Hughes Network Systems Inc. and national operator SPT Telecom have installed a fixed wireless network in The Czech Republic capital city of Prague.

The Hughes GMH 2000 will employ Extended Time Division Multiple Access technology and use seven cell sites throughout the city. The system, operated by SPT, initially will serve 6,000 subscribers in Prague. Plans call for the network to be expanded republicwide and ultimately serve up to 50,000 subscribers, HNS said. Customers will use single-subscriber fixed wireless phones.

Affordable, mass-market telecom service is essential to accelerate economic growth, said Pradman Kaul, HNS president and chief executive officer. “Digital wireless technology is enabling entire regions of the globe to leapfrog traditional wireline technologies,” Kaul said. Fixed wireless allows developing countries, such as former Eastern Bloc nations, to bypass outdated landline systems and enter the world of digital wireless, HNS said.

The Czech Republic-created two years ago when Czechoslovakia split into the Czech Republic and Slovakia-has a population near 10.4 million, with approximately 1 telephone per 3.2 people.

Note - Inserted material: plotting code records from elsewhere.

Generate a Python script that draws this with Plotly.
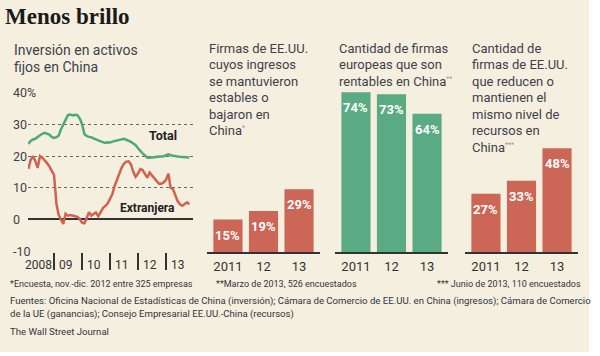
import pandas as pd
import plotly.graph_objects as go

# ---------------- data ----------------
dates = pd.date_range("2008-02-01", periods=70, freq="MS")
total = [23.9, 24.8, 25.3, 25.5, 26.1, 26.7, 27.1, 27.4, 27.1, 26.8, 26.1, 25.8,
         26.0, 26.5, 28.5, 30.0, 32.0, 33.0, 33.2, 32.9, 33.1, 33.0, 32.0, 30.2,
         27.0, 26.4, 26.1, 26.0, 25.6, 25.4, 25.0, 24.7, 24.4, 24.2, 24.4, 24.3,
         24.6, 24.8, 24.9, 25.1, 25.4, 25.5, 25.2, 24.9, 24.5, 24.0, 23.5, 22.5,
         21.5, 20.9, 20.2, 19.6, 19.5, 19.7, 19.7, 19.8, 19.8, 19.9, 20.0, 20.3,
         20.6, 20.3, 20.1, 20.0, 19.9, 19.8, 19.8, 19.8, 19.8, 19.6]
foreign = [16.0, 18.8, 20.0, 18.5, 16.3, 20.0, 19.5, 18.8, 17.8, 16.8, 15.5, 14.0,
           5.0, 1.5, 0.0, -1.4, 1.8, 1.2, 1.4, 1.3, 1.0, 0.8, 0.2, -1.0,
           -1.2, 0.3, 2.3, 1.2, 1.8, 2.2, 1.0, 2.5, 3.6, 4.3, 5.0, 6.5,
           8.0, 10.5, 12.5, 14.5, 16.3, 17.6, 18.3, 18.4, 17.4, 15.0, 13.5, 14.5,
           15.9, 15.6, 14.5, 13.2, 14.8, 13.8, 13.0, 12.1, 11.3, 11.3, 11.7, 12.5,
           14.5, 10.0, 9.6, 7.5, 5.8, 4.8, 4.3, 4.9, 5.4, 4.8]
y_ticks = [-10, 0, 10, 20, 30, 40]
y_tick_text = ["-10", "0", "10", "20", "30", "40%"]
year_ticks = ["2009-01-01", "2010-01-01", "2011-01-01", "2012-01-01", "2013-01-01"]
year_labels = ["09", "10", "11", "12", "13"]
first_year_label = "2008"

bar_years = ["2011", "12", "13"]
us_revenue = [15, 19, 29]
eu_profit = [74, 73, 64]
us_resources = [27, 33, 48]

# ---------------- style ----------------
BG = "#F4EFDE"
GREEN = "#4DA97A"
RED = "#D0634F"
BAR_GREEN = "#5AAA84"
BAR_RED = "#CC6656"
TXT = "#3f3f4e"
SANS = "Roboto, Liberation Sans, Arial, sans-serif"
W, H = 600, 356


def px(x):
    return x / W


def py(y):
    return 1 - y / H


fig = go.Figure()

fig.add_shape(type="rect", xref="paper", yref="paper", x0=0, x1=px(589), y0=py(352), y1=1,
              fillcolor=BG, line_width=0, layer="below")

fig.add_trace(go.Scatter(x=dates, y=total, mode="lines", line=dict(color=GREEN, width=2.5),
                         xaxis="x", yaxis="y", hoverinfo="skip"))
fig.add_trace(go.Scatter(x=dates, y=foreign, mode="lines", line=dict(color=RED, width=2.5),
                         xaxis="x", yaxis="y", hoverinfo="skip"))

fig.add_trace(go.Bar(x=bar_years, y=us_revenue, marker=dict(color=BAR_RED, line_width=0),
                     xaxis="x2", yaxis="y2", hoverinfo="skip"))
fig.add_trace(go.Bar(x=bar_years, y=eu_profit, marker=dict(color=BAR_GREEN, line_width=0),
                     xaxis="x3", yaxis="y3", hoverinfo="skip"))
fig.add_trace(go.Bar(x=bar_years, y=us_resources, marker=dict(color=BAR_RED, line_width=0),
                     xaxis="x4", yaxis="y4", hoverinfo="skip"))

# x range of the line chart (26px = Jan 2008, 28px per year)
day_per_px = 365.25 / 28
t0 = pd.Timestamp("2008-01-01")
xr0 = t0 + pd.Timedelta(days=(28 - 26) * day_per_px)
xr1 = t0 + pd.Timedelta(days=(193 - 26) * day_per_px)

bar_x = dict(type="category", range=[-0.59, 2.59], showline=True, linecolor="#333",
             linewidth=2, ticks="", showgrid=False, zeroline=False,
             tickfont=dict(family=SANS, size=13, color="#333"), ticklabelstandoff=1)
bar_y = dict(range=[0, 80], domain=[py(252), py(252 - 2.16 * 80)], showgrid=False,
             showticklabels=False, zeroline=False, showline=False)

fig.update_layout(
    width=W, height=H, margin=dict(l=0, r=0, t=0, b=0),
    paper_bgcolor="white", plot_bgcolor="rgba(0,0,0,0)", showlegend=False,
    bargap=0.18,
    xaxis=dict(type="date", domain=[px(28), px(193)], range=[xr0, xr1], showgrid=False,
               zeroline=False, showline=False, ticks="outside", tickvals=year_ticks,
               ticklen=17, tickwidth=1.5, tickcolor="#333", showticklabels=False, anchor="y"),
    yaxis=dict(domain=[py(252), py(92)], range=[-10.3, 40.3], tickvals=y_ticks,
               showticklabels=False, gridcolor="#666", griddash="dot", gridwidth=1,
               zeroline=True, zerolinecolor="#333", zerolinewidth=2, anchor="x"),
    xaxis2=dict(domain=[px(207), px(320)], anchor="y2", **bar_x),
    yaxis2=dict(anchor="x2", **bar_y),
    xaxis3=dict(domain=[px(335), px(448)], anchor="y3", **bar_x),
    yaxis3=dict(anchor="x3", **bar_y),
    xaxis4=dict(domain=[px(465), px(578)], anchor="y4", **bar_x),
    yaxis4=dict(anchor="x4", **bar_y),
)

ann = []


def text(x, y, s, size=13, color=TXT, bold=False, family=SANS, xanchor="left", yanchor="middle", bg=None):
    d = dict(xref="paper", yref="paper", x=px(x), y=py(y), text=f"<b>{s}</b>" if bold else s,
             showarrow=False, xanchor=xanchor, yanchor=yanchor,
             font=dict(family=family, size=size, color=color))
    if bg:
        d["bgcolor"] = bg
    ann.append(d)


# title
text(3, 16, "Menos brillo", size=23, color="#1a1a1a", bold=True,
     family="Liberation Serif, DejaVu Serif, serif")

# line chart subtitle
text(12, 50, "Inversión en activos", size=14)
text(12, 67, "fijos en China", size=14)

# y labels for line chart
for v, t in zip(y_ticks, y_tick_text):
    d = dict(xref="paper", yref="y", x=px(12), y=v, text=t, showarrow=False,
             xanchor="left", yanchor="middle", borderpad=0,
             font=dict(family=SANS, size=12.5, color=TXT))
    if t.endswith("%"):
        d["bgcolor"] = BG
    ann.append(d)
# year labels
text(23, 265, first_year_label, size=12, color="#333")
for d, t in zip(year_ticks, year_labels):
    ann.append(dict(xref="x", yref="paper", x=d, y=py(265), text=t, showarrow=False,
                    xanchor="left", yanchor="middle", xshift=3,
                    font=dict(family=SANS, size=12, color="#333")))
# series labels
text(147, 135, "Total", size=12.5, color="#222", bold=True)
text(118, 208, "Extranjera", size=12, color="#222", bold=True)

# bar panel titles
SUP = "<sup><span style='font-size:7px;color:#999'>{}</span></sup>"
p2 = ["Firmas de EE.UU.", "cuyos ingresos", "se mantuvieron", "estables o", "bajaron en",
      "China" + SUP.format("*")]
for i, s in enumerate(p2):
    text(207, 48 + i * 16.6, s, size=13)
p3 = ["Cantidad de firmas", "europeas que son", "rentables en China" + SUP.format("**")]
for i, s in enumerate(p3):
    text(337, 48 + i * 16.6, s, size=13)
p4 = ["Cantidad de", "firmas de EE.UU.", "que reducen o", "mantienen el", "mismo nivel de",
      "recursos en", "China" + SUP.format("***")]
for i, s in enumerate(p4):
    text(470, 48 + i * 16.6, s, size=13)

# bar value labels
for xa, ya, vals in (("x2", "y2", us_revenue), ("x3", "y3", eu_profit), ("x4", "y4", us_resources)):
    for i, v in enumerate(vals):
        ann.append(dict(xref=xa, yref=ya, x=i, y=v, text=f"<b>{v}%</b>", showarrow=False,
                        yanchor="top", yshift=-6,
                        font=dict(family=SANS, size=13, color="white")))

# footnotes
FN = "#333344"
text(8, 284, "*Encuesta, nov.-dic. 2012 entre 325 empresas", size=9, color=FN)
text(214, 284, "**Marzo de 2013, 526 encuestados", size=9, color=FN)
text(583, 284, "*** Junio de 2013, 110 encuestados", size=9, color=FN, xanchor="right")
text(8, 301, "Fuentes: Oficina Nacional de Estadísticas de China (inversión); Cámara de Comercio de EE.UU. en China (ingresos); Cámara de Comercio",
     size=9.6, color=FN)
text(8, 314, "de la UE (ganancias); Consejo Empresarial EE.UU.-China (recursos)", size=9.6, color=FN)
text(8, 331, "The Wall Street Journal", size=9.6, color=FN)

fig.update_layout(annotations=ann)
fig.write_html("out.html", config={"displayModeBar": False},
               post_script="document.body.style.margin='0';document.body.style.padding='0';")
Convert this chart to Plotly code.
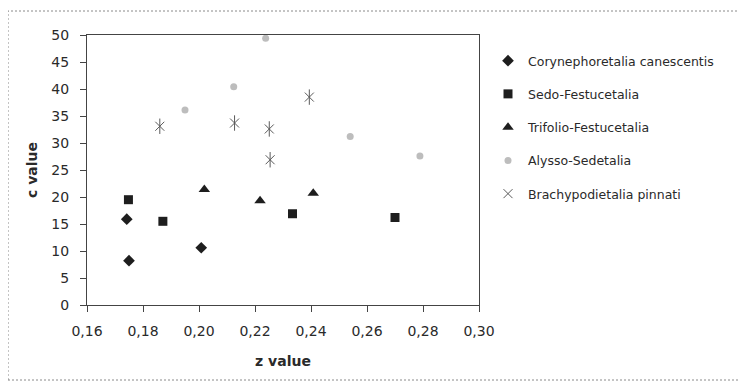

The country’s analog Nordic Mobile Telephone-450 phone service is operated by Eurotel Prague of the Bureau Central Radiophonique. It went online in 1991 and reportedly has 12,300 subscribers.

Hughes said significant capital and operating cost savings can be achieved by deploying such a fixed wireless loop service as an alternative to cable loops. Using HNS-developed E-TDMA technology, call-carrying capacity is increased more than 15 times compared with analog wireless systems and generally more than eight times more than other digital wireless systems, HNS said.

The spectral efficiency translates into the fewest number of cell sites, the least amount of radio equipment, and therefore the lowest costs, the company said.

Michal Cupa, director of planning and development for SPT, said the system was implemented quickly. “The chief advantages to the people of Prague include mass market affordability and speed of implementation. No other system we investigated offered comparable value,” Cupa said.

E-TDMA is an extension of Interim Standard-54 TDMA, using digital speech interpolation with a superior half-rate voice coder to achieve significant gains in quality, capacity and cost, HNS said.

The Czech contract has been valued initially at $12 million, with expansion estimated to reach $70 million.

HNS, a division of Hughes Electronics Corp., also is implementing fixed and mobile wireless phone networks in Jakarta, Indonesia, Chengdu in the People’s Republic of China and the Russian Republic of Tatarstan.